Leading abuse law firm Maurice Blackburn says the start of public hearings into institutional child sexual abuse this week marks an important milestone for survivors in Tasmania.
Maurice Blackburn lawyer Zoe Papageorgiou, who represents Tasmanian survivors of abuse in institutions such as schools and youth justice facilities, described the hearings as significant steps on the path to justice and healing.
“When speaking of these public hearings, many survivors tell me of the immense relief they feel that what happened to them will be properly investigated.
“For survivors, it is a chance to tell their story and be properly heard. They also see it as an opportunity to help make Tasmanian institutions safer for children.”
Ms Papageorgiou said it was also important to acknowledge that the risks to children and the flaws in the handling of complaints were ongoing concerns.
“In Tasmania, we are not talking only about historical institutional child abuse. We are talking about abuse that occurred in very recent times, and continues today.
“As a result of this inquiry, survivors want to see perpetrators held accountable, as well as those responsible adults who have failed in their duty to protect children in their care.”

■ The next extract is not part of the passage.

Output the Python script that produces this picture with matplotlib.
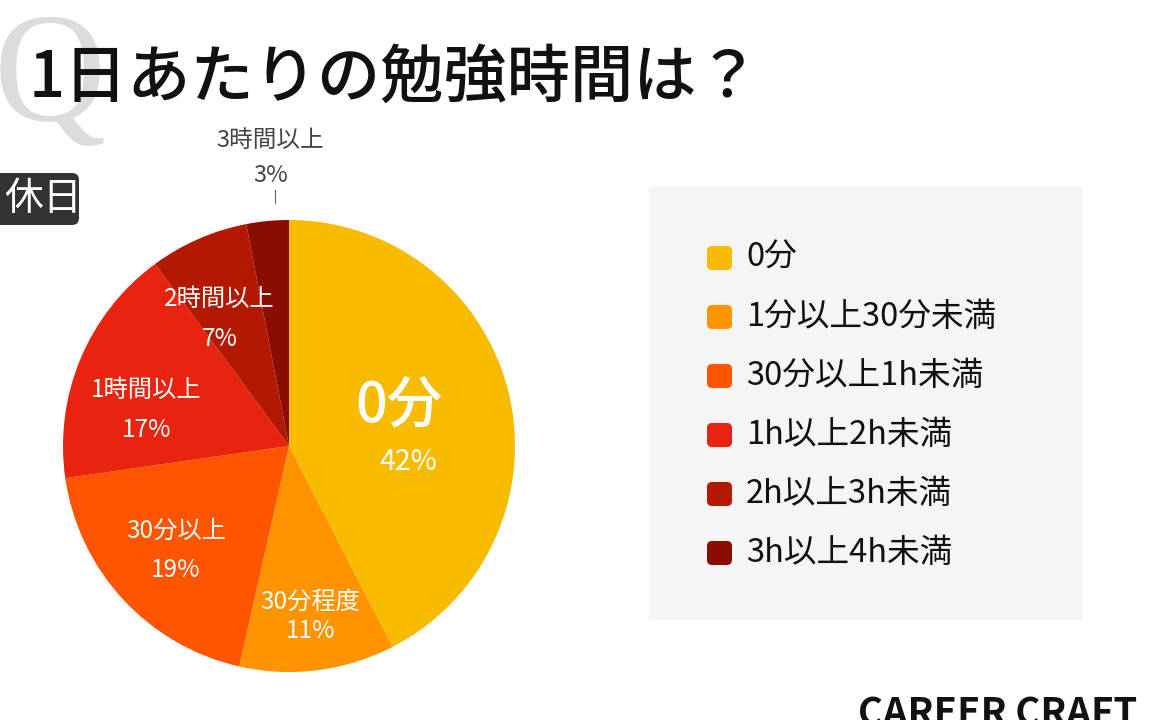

The Commission of Inquiry into the Tasmanian Government’s Responses to Child Sexual Abuse in Institutional Settings is equivalent to a royal commission, and is independent of the Tasmanian Government.
The inquiry will focus on four main case studies: the Department of Education, the Department of Health, the Ashley Youth Detention Centre and out-of-home care.
Public hearings will be held in Hobart and Launceston between May and August 2022, with the commission due to submit its report and recommendations by 1 May 2023.
There will also be rolling private sessions between abuse survivors and a Commissioner, giving the opportunity for survivors to speak directly and privately about their experiences.